Exercise >>
Below is a listing; print exactly its lines from the one containing "Recreate this image" down to the one containing "[x radius=48pt,y radius=43pt];", both inclusive, with every picture left out.

Input records >>
_ _ _ _ _
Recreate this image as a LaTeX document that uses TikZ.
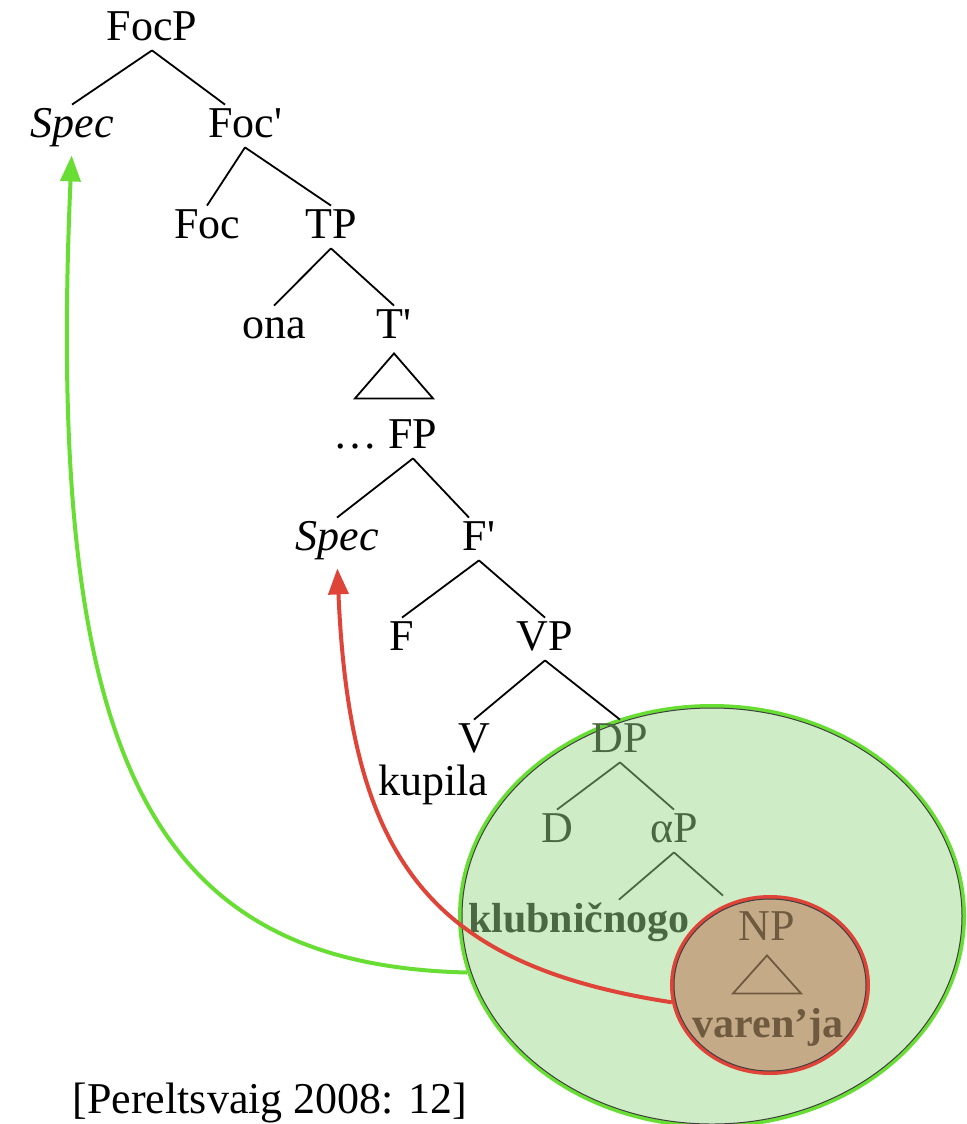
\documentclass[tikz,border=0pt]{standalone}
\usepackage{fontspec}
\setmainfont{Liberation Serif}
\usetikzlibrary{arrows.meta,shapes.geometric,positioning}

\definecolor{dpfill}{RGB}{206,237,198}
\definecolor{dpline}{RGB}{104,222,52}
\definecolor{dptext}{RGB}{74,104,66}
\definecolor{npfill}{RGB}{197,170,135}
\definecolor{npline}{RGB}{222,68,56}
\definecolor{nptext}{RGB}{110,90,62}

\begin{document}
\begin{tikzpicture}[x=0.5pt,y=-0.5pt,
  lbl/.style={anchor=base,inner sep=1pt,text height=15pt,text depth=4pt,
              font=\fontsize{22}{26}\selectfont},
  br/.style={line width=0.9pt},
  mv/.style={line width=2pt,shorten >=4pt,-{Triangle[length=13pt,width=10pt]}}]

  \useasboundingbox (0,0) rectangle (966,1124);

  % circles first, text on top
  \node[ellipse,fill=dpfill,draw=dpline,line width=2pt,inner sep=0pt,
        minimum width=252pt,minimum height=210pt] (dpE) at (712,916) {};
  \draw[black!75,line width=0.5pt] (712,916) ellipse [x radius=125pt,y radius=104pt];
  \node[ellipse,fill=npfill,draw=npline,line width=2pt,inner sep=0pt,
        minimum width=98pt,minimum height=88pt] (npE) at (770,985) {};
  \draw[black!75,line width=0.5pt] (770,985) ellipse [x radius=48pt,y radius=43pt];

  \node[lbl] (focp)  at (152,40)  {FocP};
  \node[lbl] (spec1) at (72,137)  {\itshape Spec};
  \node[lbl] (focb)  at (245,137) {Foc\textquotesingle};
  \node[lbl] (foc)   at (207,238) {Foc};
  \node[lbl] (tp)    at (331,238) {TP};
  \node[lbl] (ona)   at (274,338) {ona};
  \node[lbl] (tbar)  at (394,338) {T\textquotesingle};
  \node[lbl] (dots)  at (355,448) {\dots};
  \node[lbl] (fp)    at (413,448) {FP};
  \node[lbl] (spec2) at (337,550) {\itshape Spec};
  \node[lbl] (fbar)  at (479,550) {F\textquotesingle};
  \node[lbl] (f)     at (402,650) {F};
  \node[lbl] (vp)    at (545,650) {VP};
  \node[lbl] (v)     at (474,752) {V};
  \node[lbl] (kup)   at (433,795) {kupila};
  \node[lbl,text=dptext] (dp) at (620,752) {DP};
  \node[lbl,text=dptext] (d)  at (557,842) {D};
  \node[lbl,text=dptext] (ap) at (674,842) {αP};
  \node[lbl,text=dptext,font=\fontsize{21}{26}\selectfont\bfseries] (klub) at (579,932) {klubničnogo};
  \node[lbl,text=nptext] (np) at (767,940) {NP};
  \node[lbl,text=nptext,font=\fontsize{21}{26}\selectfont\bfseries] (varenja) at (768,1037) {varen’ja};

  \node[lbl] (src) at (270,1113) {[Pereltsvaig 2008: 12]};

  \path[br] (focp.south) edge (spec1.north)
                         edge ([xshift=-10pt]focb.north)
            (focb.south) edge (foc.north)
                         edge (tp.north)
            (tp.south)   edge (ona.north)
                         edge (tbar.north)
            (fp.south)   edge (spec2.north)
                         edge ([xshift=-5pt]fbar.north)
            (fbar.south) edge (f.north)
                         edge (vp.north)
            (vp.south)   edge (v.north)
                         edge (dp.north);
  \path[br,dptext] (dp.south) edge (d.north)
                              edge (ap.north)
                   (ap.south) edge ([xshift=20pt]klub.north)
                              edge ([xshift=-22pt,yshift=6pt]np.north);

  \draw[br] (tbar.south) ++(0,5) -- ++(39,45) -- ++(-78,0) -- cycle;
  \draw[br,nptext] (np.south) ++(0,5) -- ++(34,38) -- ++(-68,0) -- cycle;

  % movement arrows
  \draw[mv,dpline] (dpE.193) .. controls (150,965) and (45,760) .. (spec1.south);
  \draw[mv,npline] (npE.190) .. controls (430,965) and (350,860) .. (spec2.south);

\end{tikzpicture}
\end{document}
_ _ _ _ _
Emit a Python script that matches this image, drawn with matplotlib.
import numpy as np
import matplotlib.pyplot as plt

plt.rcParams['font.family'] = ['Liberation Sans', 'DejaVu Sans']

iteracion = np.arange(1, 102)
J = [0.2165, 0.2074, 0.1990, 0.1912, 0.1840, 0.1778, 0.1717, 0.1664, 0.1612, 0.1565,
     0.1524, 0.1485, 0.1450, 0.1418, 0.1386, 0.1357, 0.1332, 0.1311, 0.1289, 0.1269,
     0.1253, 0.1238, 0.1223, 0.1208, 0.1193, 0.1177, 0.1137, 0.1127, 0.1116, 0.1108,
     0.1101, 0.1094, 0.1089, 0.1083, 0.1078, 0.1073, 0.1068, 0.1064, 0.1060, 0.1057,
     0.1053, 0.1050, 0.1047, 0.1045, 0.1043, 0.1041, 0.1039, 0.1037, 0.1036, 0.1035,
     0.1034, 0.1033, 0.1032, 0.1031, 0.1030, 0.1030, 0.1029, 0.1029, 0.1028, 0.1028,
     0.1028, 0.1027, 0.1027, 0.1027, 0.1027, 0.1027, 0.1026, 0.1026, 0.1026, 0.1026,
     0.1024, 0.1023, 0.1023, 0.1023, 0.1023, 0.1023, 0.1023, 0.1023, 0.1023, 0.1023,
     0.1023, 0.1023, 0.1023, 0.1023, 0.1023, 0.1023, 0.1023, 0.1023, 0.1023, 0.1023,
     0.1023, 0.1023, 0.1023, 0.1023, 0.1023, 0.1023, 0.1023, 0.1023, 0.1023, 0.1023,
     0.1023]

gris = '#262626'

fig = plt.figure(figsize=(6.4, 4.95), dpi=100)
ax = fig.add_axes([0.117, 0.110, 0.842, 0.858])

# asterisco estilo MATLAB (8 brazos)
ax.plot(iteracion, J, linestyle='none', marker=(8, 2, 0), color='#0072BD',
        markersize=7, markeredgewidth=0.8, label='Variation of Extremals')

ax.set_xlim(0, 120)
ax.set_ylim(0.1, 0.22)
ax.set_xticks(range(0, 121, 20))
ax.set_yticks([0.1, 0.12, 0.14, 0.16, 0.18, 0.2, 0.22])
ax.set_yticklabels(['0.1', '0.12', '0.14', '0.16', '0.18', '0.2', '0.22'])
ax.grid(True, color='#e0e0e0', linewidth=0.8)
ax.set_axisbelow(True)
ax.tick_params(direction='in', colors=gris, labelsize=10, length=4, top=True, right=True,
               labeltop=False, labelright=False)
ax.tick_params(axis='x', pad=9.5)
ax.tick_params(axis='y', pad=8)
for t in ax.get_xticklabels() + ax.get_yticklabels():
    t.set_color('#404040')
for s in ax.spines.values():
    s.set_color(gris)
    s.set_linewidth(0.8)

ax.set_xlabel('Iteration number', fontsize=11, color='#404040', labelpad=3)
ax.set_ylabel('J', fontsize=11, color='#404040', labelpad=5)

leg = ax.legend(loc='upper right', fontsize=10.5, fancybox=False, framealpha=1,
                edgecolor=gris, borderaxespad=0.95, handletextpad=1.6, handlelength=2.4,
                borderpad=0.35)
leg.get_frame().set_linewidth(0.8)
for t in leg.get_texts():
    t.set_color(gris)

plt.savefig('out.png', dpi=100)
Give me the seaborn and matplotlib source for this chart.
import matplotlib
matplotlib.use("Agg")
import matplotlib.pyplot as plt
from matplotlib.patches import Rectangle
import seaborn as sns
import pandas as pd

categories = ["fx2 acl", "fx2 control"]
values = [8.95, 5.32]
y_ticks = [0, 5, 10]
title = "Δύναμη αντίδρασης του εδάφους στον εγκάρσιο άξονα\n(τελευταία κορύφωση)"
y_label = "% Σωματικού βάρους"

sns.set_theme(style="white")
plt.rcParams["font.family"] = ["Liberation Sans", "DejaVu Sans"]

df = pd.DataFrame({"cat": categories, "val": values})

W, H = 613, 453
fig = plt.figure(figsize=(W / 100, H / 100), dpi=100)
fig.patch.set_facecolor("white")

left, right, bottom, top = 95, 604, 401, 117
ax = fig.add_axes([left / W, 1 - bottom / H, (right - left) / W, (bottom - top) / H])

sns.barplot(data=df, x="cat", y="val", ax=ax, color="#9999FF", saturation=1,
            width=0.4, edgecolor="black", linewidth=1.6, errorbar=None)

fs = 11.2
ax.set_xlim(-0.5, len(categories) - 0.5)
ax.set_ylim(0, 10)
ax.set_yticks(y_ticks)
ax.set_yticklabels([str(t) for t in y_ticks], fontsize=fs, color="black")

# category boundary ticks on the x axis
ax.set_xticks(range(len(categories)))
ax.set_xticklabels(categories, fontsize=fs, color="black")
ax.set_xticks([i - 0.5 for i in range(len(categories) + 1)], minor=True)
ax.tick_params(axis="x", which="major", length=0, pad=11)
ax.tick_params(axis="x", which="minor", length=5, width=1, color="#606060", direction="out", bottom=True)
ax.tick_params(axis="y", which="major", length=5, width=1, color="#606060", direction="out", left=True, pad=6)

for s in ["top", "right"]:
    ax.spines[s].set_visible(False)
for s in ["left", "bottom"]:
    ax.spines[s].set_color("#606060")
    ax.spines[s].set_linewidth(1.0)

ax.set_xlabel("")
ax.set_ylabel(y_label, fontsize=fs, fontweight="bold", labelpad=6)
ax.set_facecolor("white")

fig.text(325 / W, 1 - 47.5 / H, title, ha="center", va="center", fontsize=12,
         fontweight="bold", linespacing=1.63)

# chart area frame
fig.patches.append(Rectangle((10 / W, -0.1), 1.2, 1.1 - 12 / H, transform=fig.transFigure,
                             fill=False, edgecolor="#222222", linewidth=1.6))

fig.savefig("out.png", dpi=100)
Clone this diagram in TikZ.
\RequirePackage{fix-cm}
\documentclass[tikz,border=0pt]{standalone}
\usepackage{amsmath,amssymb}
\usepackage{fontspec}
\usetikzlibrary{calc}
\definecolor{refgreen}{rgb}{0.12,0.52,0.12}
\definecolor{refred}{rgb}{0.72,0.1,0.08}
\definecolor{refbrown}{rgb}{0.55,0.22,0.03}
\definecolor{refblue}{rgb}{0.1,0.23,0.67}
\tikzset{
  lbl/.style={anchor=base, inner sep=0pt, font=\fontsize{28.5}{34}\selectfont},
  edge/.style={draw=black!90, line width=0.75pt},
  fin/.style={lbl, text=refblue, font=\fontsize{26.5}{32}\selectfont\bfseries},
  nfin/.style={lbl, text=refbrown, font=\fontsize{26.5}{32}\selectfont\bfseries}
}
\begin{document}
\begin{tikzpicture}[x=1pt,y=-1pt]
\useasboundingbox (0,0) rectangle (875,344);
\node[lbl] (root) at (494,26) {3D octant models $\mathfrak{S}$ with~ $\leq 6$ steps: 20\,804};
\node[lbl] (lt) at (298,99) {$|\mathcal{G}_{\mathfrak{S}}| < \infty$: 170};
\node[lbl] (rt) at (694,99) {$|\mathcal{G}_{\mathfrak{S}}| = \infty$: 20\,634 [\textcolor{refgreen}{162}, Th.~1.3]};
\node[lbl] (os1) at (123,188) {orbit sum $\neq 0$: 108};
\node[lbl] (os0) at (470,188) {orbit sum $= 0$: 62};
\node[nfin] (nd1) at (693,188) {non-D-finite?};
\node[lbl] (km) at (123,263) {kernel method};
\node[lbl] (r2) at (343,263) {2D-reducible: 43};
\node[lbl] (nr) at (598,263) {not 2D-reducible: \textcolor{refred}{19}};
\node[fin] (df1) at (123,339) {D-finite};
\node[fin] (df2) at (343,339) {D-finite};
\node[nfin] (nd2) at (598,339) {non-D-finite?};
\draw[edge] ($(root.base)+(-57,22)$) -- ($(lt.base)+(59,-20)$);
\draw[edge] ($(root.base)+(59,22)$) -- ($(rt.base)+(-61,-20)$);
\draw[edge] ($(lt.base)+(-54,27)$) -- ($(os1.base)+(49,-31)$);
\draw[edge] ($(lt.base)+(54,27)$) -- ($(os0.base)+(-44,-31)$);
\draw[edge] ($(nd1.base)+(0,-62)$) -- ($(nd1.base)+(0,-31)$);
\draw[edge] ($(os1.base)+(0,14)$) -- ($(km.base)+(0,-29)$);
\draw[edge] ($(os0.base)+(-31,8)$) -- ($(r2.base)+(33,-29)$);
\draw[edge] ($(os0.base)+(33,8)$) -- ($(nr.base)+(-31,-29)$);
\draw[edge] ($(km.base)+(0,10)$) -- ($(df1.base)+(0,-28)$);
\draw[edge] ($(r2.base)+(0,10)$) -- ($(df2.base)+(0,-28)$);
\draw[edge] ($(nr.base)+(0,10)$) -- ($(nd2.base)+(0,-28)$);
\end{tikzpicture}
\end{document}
_ _ _ _ _
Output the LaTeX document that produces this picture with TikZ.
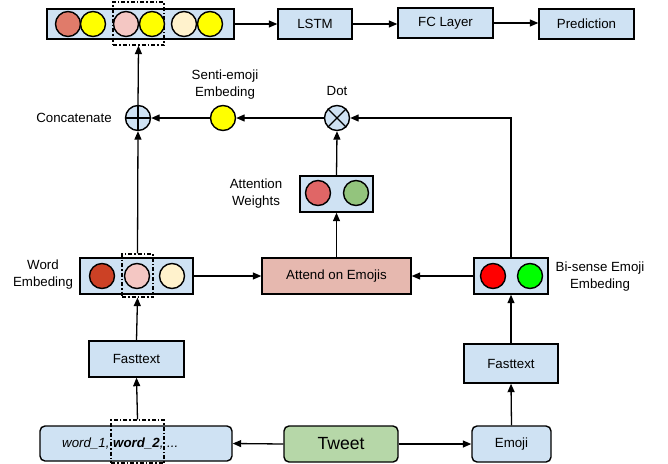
_ _ _ _ _
Complete response >>
Recreate this image as a LaTeX document that uses TikZ.
\documentclass[tikz,border=0pt]{standalone}
\usepackage{fontspec}
\setmainfont{Liberation Serif}
\usetikzlibrary{arrows.meta,shapes.geometric,positioning}

\definecolor{dpfill}{RGB}{206,237,198}
\definecolor{dpline}{RGB}{104,222,52}
\definecolor{dptext}{RGB}{74,104,66}
\definecolor{npfill}{RGB}{197,170,135}
\definecolor{npline}{RGB}{222,68,56}
\definecolor{nptext}{RGB}{110,90,62}

\begin{document}
\begin{tikzpicture}[x=0.5pt,y=-0.5pt,
  lbl/.style={anchor=base,inner sep=1pt,text height=15pt,text depth=4pt,
              font=\fontsize{22}{26}\selectfont},
  br/.style={line width=0.9pt},
  mv/.style={line width=2pt,shorten >=4pt,-{Triangle[length=13pt,width=10pt]}}]

  \useasboundingbox (0,0) rectangle (966,1124);

  % circles first, text on top
  \node[ellipse,fill=dpfill,draw=dpline,line width=2pt,inner sep=0pt,
        minimum width=252pt,minimum height=210pt] (dpE) at (712,916) {};
  \draw[black!75,line width=0.5pt] (712,916) ellipse [x radius=125pt,y radius=104pt];
  \node[ellipse,fill=npfill,draw=npline,line width=2pt,inner sep=0pt,
        minimum width=98pt,minimum height=88pt] (npE) at (770,985) {};
  \draw[black!75,line width=0.5pt] (770,985) ellipse [x radius=48pt,y radius=43pt];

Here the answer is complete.